Khao Yai National Park

Khao Yai is Thailand's oldest national park, 2.5 hours northeast of Bangkok. It has elephants, gibbons, hornbills, and waterfalls in a 2,168-square-kilometre forested mountain park. The park itself requires a vehicle to navigate. Most people either join a tour from Bangkok or rent a car, which is the better option.

A day trip is possible but rushed. The drive alone is 2.5 hours each way, leaving limited time in the park. A weekend stay at one of the lodges near the park entrance is a significantly better use of the distance. Entry costs 400 baht for international visitors.

What is not worth the trip

The Rose Garden and Crocodile Farm west of Bangkok are primarily bus-tour attractions with staged cultural performances. Pattaya as a day trip from Bangkok covers 150 kilometres of highway for a beach town that is more functional in three days than three hours. The Ancient City (Muang Boran) in Samut Prakan is a theme park of scaled-down Thai monuments. None of them offer what Ayutthaya and Kanchanaburi do.

Where to go from here

For longer trips out of Bangkok, the Chiang Rai guide covers the north, and Koh Lanta covers the southern Andaman coast. Both require flights or overnight buses, but the distance is worth it for anything longer than a weekend.

How to Actually Get There

Bangkok day trip logistics are more variable than people expect. The easiest destinations by public transit are the Ancient City (Mueang Boran) in Samut Prakan, accessible by BTS to Bearing and then a songthaw; Nonthaburi market by BTS; and Kanchanaburi by public bus from the Southern Terminal. The trains to Ayutthaya and Kanchanaburi are slow but scenic and run on fixed schedules from Hua Lamphong and Thonburi stations respectively.

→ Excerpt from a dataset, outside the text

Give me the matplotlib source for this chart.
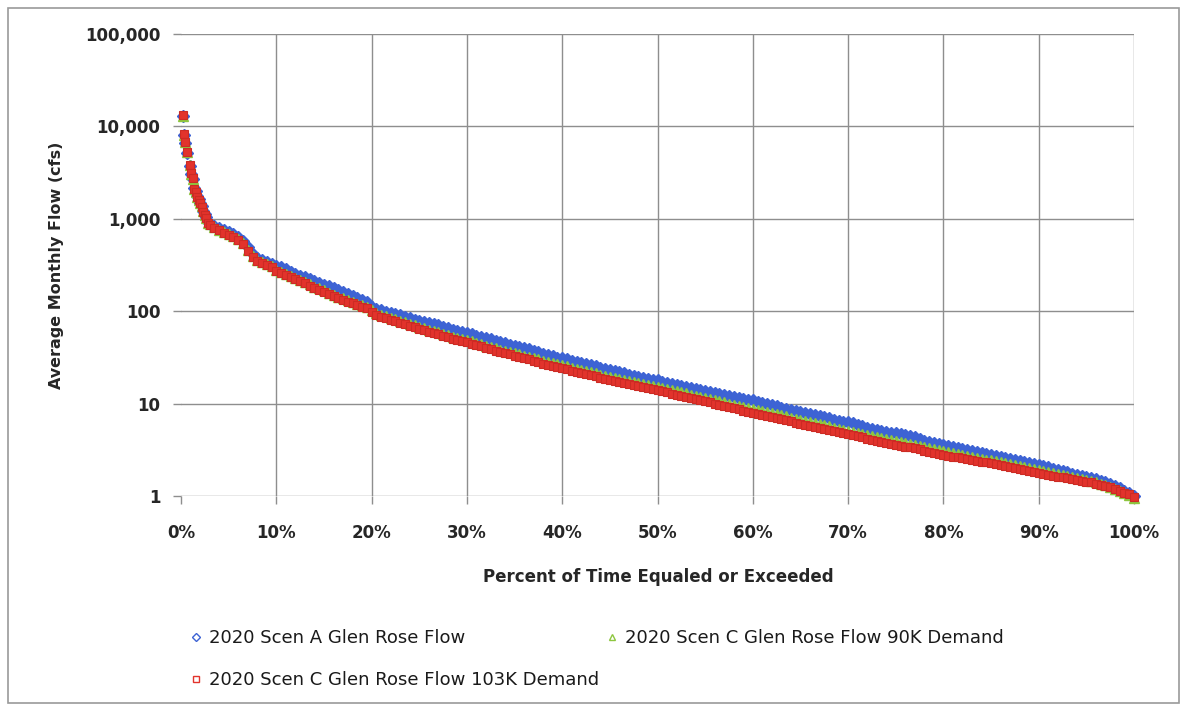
import matplotlib.pyplot as plt
from matplotlib.lines import Line2D
from matplotlib.patches import Rectangle
from matplotlib.ticker import FixedLocator, NullLocator

# ----------------------------------------------------------------------
# data (percent of time equaled or exceeded vs flow, cfs)
# ----------------------------------------------------------------------
# the few high-flow months at the left end
pct_high = [0.18, 0.35, 0.45, 0.66, 0.94, 1.02, 1.23, 1.40, 1.57, 1.71, 1.86,
            1.99, 2.17, 2.34, 2.52, 2.62, 2.86]
scen_a_high = [13000, 8000, 6600, 5200, 3750, 3050, 2700, 2150, 2000, 1750, 1620,
               1500, 1380, 1220, 1120, 1040, 930]
scen_c90_high = [13100, 8100, 6700, 5250, 3780, 3080, 2720, 2120, 1970, 1740, 1610,
                 1490, 1360, 1200, 1110, 1020, 910]
scen_c103_high = [13200, 8200, 6800, 5300, 3800, 3100, 2750, 2100, 1950, 1730, 1600,
                  1480, 1350, 1190, 1100, 1010, 900]

# the rest of the curve
pct_main = [3.0, 3.5, 4.0, 4.5, 5.0, 5.5, 6.0, 6.5, 7.0, 7.5, 8.0, 8.5, 9.0, 9.5,
            10.0, 10.5, 11.0, 11.5, 12.0, 12.5, 13.0, 13.5, 14.0, 14.5,
            15.0, 15.5, 16.0, 16.5, 17.0, 17.5, 18.0, 18.5, 19.0, 19.5,
            20.0, 20.5, 21.0, 21.5, 22.0, 22.5, 23.0, 23.5, 24.0, 24.5,
            25.0, 25.5, 26.0, 26.5, 27.0, 27.5, 28.0, 28.5, 29.0, 29.5,
            30.0, 30.5, 31.0, 31.5, 32.0, 32.5, 33.0, 33.5, 34.0, 34.5,
            35.0, 35.5, 36.0, 36.5, 37.0, 37.5, 38.0, 38.5, 39.0, 39.5,
            40.0, 40.5, 41.0, 41.5, 42.0, 42.5, 43.0, 43.5, 44.0, 44.5,
            45.0, 45.5, 46.0, 46.5, 47.0, 47.5, 48.0, 48.5, 49.0, 49.5,
            50.0, 50.5, 51.0, 51.5, 52.0, 52.5, 53.0, 53.5, 54.0, 54.5,
            55.0, 55.5, 56.0, 56.5, 57.0, 57.5, 58.0, 58.5, 59.0, 59.5,
            60.0, 60.5, 61.0, 61.5, 62.0, 62.5, 63.0, 63.5, 64.0, 64.5,
            65.0, 65.5, 66.0, 66.5, 67.0, 67.5, 68.0, 68.5, 69.0, 69.5,
            70.0, 70.5, 71.0, 71.5, 72.0, 72.5, 73.0, 73.5, 74.0, 74.5,
            75.0, 75.5, 76.0, 76.5, 77.0, 77.5, 78.0, 78.5, 79.0, 79.5,
            80.0, 80.5, 81.0, 81.5, 82.0, 82.5, 83.0, 83.5, 84.0, 84.5,
            85.0, 85.5, 86.0, 86.5, 87.0, 87.5, 88.0, 88.5, 89.0, 89.5,
            90.0, 90.5, 91.0, 91.5, 92.0, 92.5, 93.0, 93.5, 94.0, 94.5,
            95.0, 95.5, 96.0, 96.5, 97.0, 97.5, 98.0, 98.5, 99.0, 99.5, 100.0]

scen_a_main = [880, 830, 790, 760, 720, 680, 640, 580, 490, 420, 380, 360, 342, 325,
               308, 298, 284, 268, 255, 243, 232, 221, 210, 202, 193, 185, 177, 169, 160, 152, 145, 138, 131, 126,
               112, 106, 102, 99, 96, 93, 90, 87, 84, 81, 78, 76, 74, 72, 70, 67, 65, 63, 61, 59.5,
               58, 56, 54.5, 53, 51.5, 50, 48, 46.5, 45, 43.5, 42, 41, 40, 38.5, 37, 36, 34.5, 33.5, 32.5, 31.5,
               30.8, 30, 29, 28.3, 27.5, 26.8, 26, 25.2, 24.5, 23.8, 23.2, 22.5, 21.8, 21.2, 20.6, 20.0, 19.5, 19.0, 18.5, 18.2,
               17.8, 17.3, 16.8, 16.4, 16.0, 15.6, 15.2, 14.8, 14.4, 14.0, 13.6, 13.3, 13.0, 12.7, 12.4, 12.1, 11.8, 11.5, 11.2, 11.0,
               10.8, 10.5, 10.2, 9.9, 9.6, 9.3, 9.0, 8.8, 8.6, 8.4, 8.2, 8.0, 7.8, 7.5, 7.3, 7.1, 6.9, 6.7, 6.5, 6.35,
               6.3, 6.1, 5.9, 5.7, 5.5, 5.35, 5.2, 5.05, 4.95, 4.85, 4.75, 4.7, 4.6, 4.5, 4.35, 4.15, 3.95, 3.85, 3.75, 3.65,
               3.55, 3.45, 3.35, 3.27, 3.2, 3.12, 3.05, 2.98, 2.91, 2.84, 2.78, 2.71, 2.64, 2.58, 2.52, 2.46, 2.4, 2.33, 2.27, 2.21,
               2.16, 2.1, 2.04, 1.98, 1.92, 1.86, 1.8, 1.75, 1.7, 1.66, 1.61, 1.57, 1.52, 1.47, 1.42, 1.36, 1.29, 1.21, 1.14, 1.07, 1.0]

scen_c90_main = [870, 810, 760, 720, 685, 645, 605, 550, 460, 395, 358, 342, 326, 306,
                 277, 265, 252, 241, 230, 218, 206, 195, 184, 176, 168, 159, 151, 144, 138, 132, 126, 121, 116, 112,
                 102, 96, 91, 88, 85, 82, 79, 76, 73, 70.5, 68, 65.5, 63, 61, 59, 57, 55, 53, 51.5, 50,
                 48.5, 47, 45.5, 44, 42.5, 41, 39.5, 38.3, 37.2, 36.1, 35, 34, 33, 32, 31, 30, 29, 28.1, 27.3, 26.6,
                 26, 25.2, 24.5, 23.8, 23.1, 22.5, 21.9, 21.2, 20.6, 20.0, 19.5, 19.0, 18.5, 18.0, 17.5, 17.1, 16.7, 16.3, 15.9, 15.5,
                 15.2, 14.8, 14.4, 14.0, 13.6, 13.2, 12.9, 12.5, 12.2, 11.9, 11.5, 11.2, 10.9, 10.6, 10.3, 10.0, 9.7, 9.45, 9.2, 8.95,
                 8.7, 8.5, 8.3, 8.1, 7.9, 7.7, 7.45, 7.25, 7.0, 6.8, 6.6, 6.4, 6.25, 6.1, 5.95, 5.8, 5.65, 5.5, 5.35, 5.2,
                 5.05, 4.95, 4.82, 4.7, 4.58, 4.46, 4.34, 4.23, 4.12, 4.02, 3.92, 3.83, 3.74, 3.65, 3.56, 3.47, 3.38, 3.29, 3.2, 3.12,
                 3.04, 2.97, 2.9, 2.84, 2.78, 2.72, 2.66, 2.6, 2.54, 2.48, 2.43, 2.37, 2.31, 2.26, 2.2, 2.15, 2.1, 2.04, 1.99, 1.94,
                 1.9, 1.85, 1.8, 1.76, 1.72, 1.68, 1.64, 1.6, 1.56, 1.52, 1.48, 1.44, 1.4, 1.35, 1.3, 1.25, 1.2, 1.14, 1.08, 1.02, 0.96]

scen_c103_main = [860, 800, 750, 710, 675, 635, 595, 540, 450, 385, 350, 335, 320, 300,
                  270, 258, 246, 235, 224, 212, 200, 189, 178, 170, 162, 153, 146, 139, 133, 127, 122, 117, 112, 108,
                  98, 92, 87, 84, 81, 78, 75, 72, 69.5, 67, 64.5, 62, 60, 58, 56, 54, 52, 50, 48.5, 47,
                  46, 44.5, 43, 41.5, 40, 38.5, 37, 36, 35, 34, 33, 32, 31, 30, 29, 28, 27, 26.2, 25.5, 24.8,
                  24.2, 23.5, 22.8, 22.1, 21.5, 20.9, 20.3, 19.7, 19.1, 18.6, 18.1, 17.6, 17.1, 16.6, 16.2, 15.8, 15.4, 15.0, 14.6, 14.3,
                  14.0, 13.6, 13.2, 12.8, 12.4, 12.1, 11.8, 11.5, 11.2, 10.9, 10.6, 10.3, 10.0, 9.7, 9.4, 9.15, 8.9, 8.65, 8.4, 8.2,
                  8.0, 7.8, 7.6, 7.4, 7.2, 7.0, 6.8, 6.6, 6.4, 6.2, 6.05, 5.9, 5.75, 5.6, 5.45, 5.3, 5.15, 5.0, 4.88, 4.76,
                  4.65, 4.55, 4.42, 4.3, 4.18, 4.07, 3.96, 3.86, 3.76, 3.67, 3.58, 3.5, 3.42, 3.35, 3.27, 3.19, 3.1, 3.02, 2.94, 2.86,
                  2.78, 2.72, 2.66, 2.61, 2.56, 2.51, 2.46, 2.41, 2.36, 2.31, 2.27, 2.22, 2.17, 2.12, 2.07, 2.02, 1.97, 1.92, 1.87, 1.82,
                  1.78, 1.74, 1.7, 1.66, 1.62, 1.59, 1.56, 1.53, 1.5, 1.46, 1.43, 1.4, 1.36, 1.32, 1.28, 1.24, 1.19, 1.14, 1.09, 1.04, 0.98]

series_labels = ['2020 Scen A Glen Rose Flow',
                 '2020 Scen C Glen Rose Flow 90K Demand',
                 '2020 Scen C Glen Rose Flow 103K Demand']

y_ticks = [1, 10, 100, 1000, 10000, 100000]
y_tick_labels = ['1', '10', '100', '1,000', '10,000', '100,000']
x_ticks = [0, 10, 20, 30, 40, 50, 60, 70, 80, 90, 100]
x_tick_labels = ['0%', '10%', '20%', '30%', '40%', '50%', '60%', '70%', '80%', '90%', '100%']

# ----------------------------------------------------------------------
blue, green, red = '#3d63d4', '#8dc63f', '#e2332c'
grid_c = '#8e8e8e'
txt_c = '#262626'

fig = plt.figure(figsize=(11.81, 7.04), dpi=100)
ax = fig.add_axes([0.1533, 0.2955, 0.8069, 0.6562])

x_all = pct_high + pct_main
ax.plot(x_all, scen_a_high + scen_a_main, ls='none', marker='D', ms=6.5,
        mfc=blue, mec=blue, clip_on=False, zorder=3)
ax.plot(x_all, scen_c90_high + scen_c90_main, ls='none', marker='^', ms=7,
        mfc=green, mec=green, clip_on=False, zorder=4)
ax.plot(x_all, scen_c103_high + scen_c103_main, ls='none', marker='s', ms=5.8,
        mfc=red, mec='#cc2b24', mew=0.8, clip_on=False, zorder=5)

ax.set_yscale('log')
ax.set_ylim(1, 100000)
ax.set_xlim(0, 100)
ax.yaxis.set_major_locator(FixedLocator(y_ticks))
ax.yaxis.set_minor_locator(NullLocator())
ax.set_yticklabels(y_tick_labels)
ax.set_xticks(x_ticks)
ax.set_xticklabels(x_tick_labels)

for s in ax.spines.values():
    s.set_visible(False)
ax.grid(True, color=grid_c, lw=1.0)
ax.set_axisbelow(True)
ax.xaxis.get_gridlines()[0].set_visible(False)   # no line at 0%
ax.tick_params(axis='both', direction='out', length=6, color=grid_c, width=1.0,
               labelsize=12, labelcolor=txt_c)
ax.tick_params(axis='y', pad=9)
ax.tick_params(axis='x', pad=14)
for lab in ax.get_xticklabels() + ax.get_yticklabels():
    lab.set_fontweight('bold')

fig.text(658 / 1181, 1 - 577 / 704, 'Percent of Time Equaled or Exceeded',
         ha='center', va='center', fontsize=12, fontweight='bold', color=txt_c)
fig.text(57 / 1181, 1 - 265 / 704, 'Average Monthly Flow (cfs)', rotation=90,
         ha='center', va='center', fontsize=11.5, fontweight='bold', color=txt_c)

# legend below the plot, laid out like the original
h_a = Line2D([], [], ls='none', marker='D', ms=4, mfc='white', mec=blue, mew=1)
h_c90 = Line2D([], [], ls='none', marker='^', ms=4.5, mfc='white', mec=green, mew=1)
h_c103 = Line2D([], [], ls='none', marker='s', ms=4, mfc='white', mec=red, mew=1)
fig.legend([h_a, h_c103], [series_labels[0], series_labels[2]],
           loc='upper left', bbox_to_anchor=(180 / 1181, 1 - 620 / 704),
           frameon=False, fontsize=13, handlelength=0.8, handletextpad=0.3,
           labelspacing=1.35, borderpad=0)
fig.legend([h_c90], [series_labels[1]],
           loc='upper left', bbox_to_anchor=(596 / 1181, 1 - 620 / 704),
           frameon=False, fontsize=13, handlelength=0.8, handletextpad=0.3,
           borderpad=0)
for lg in fig.legends:
    for t in lg.get_texts():
        t.set_color('#1a1a1a')

# thin frame round the whole chart
fig.patches.append(Rectangle((8 / 1181, 0.002), 1 - 10 / 1181, 1 - 9 / 704, transform=fig.transFigure,
                             fill=False, ec='#9a9a9a', lw=1.2))

fig.savefig('out.png', dpi=100)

For private transport, a hired car or van is the most comfortable option for 2 or more people going to Ayutthaya, Kanchanaburi, or the floating markets. Day rates for a driver with car run 2,500 to 4,000 baht. This is competitive with 2-person tour tickets once you account for flexibility. Tours from Khao San Road and most hotels include transport and a guide, which is helpful for first-time visitors who want context at historical sites.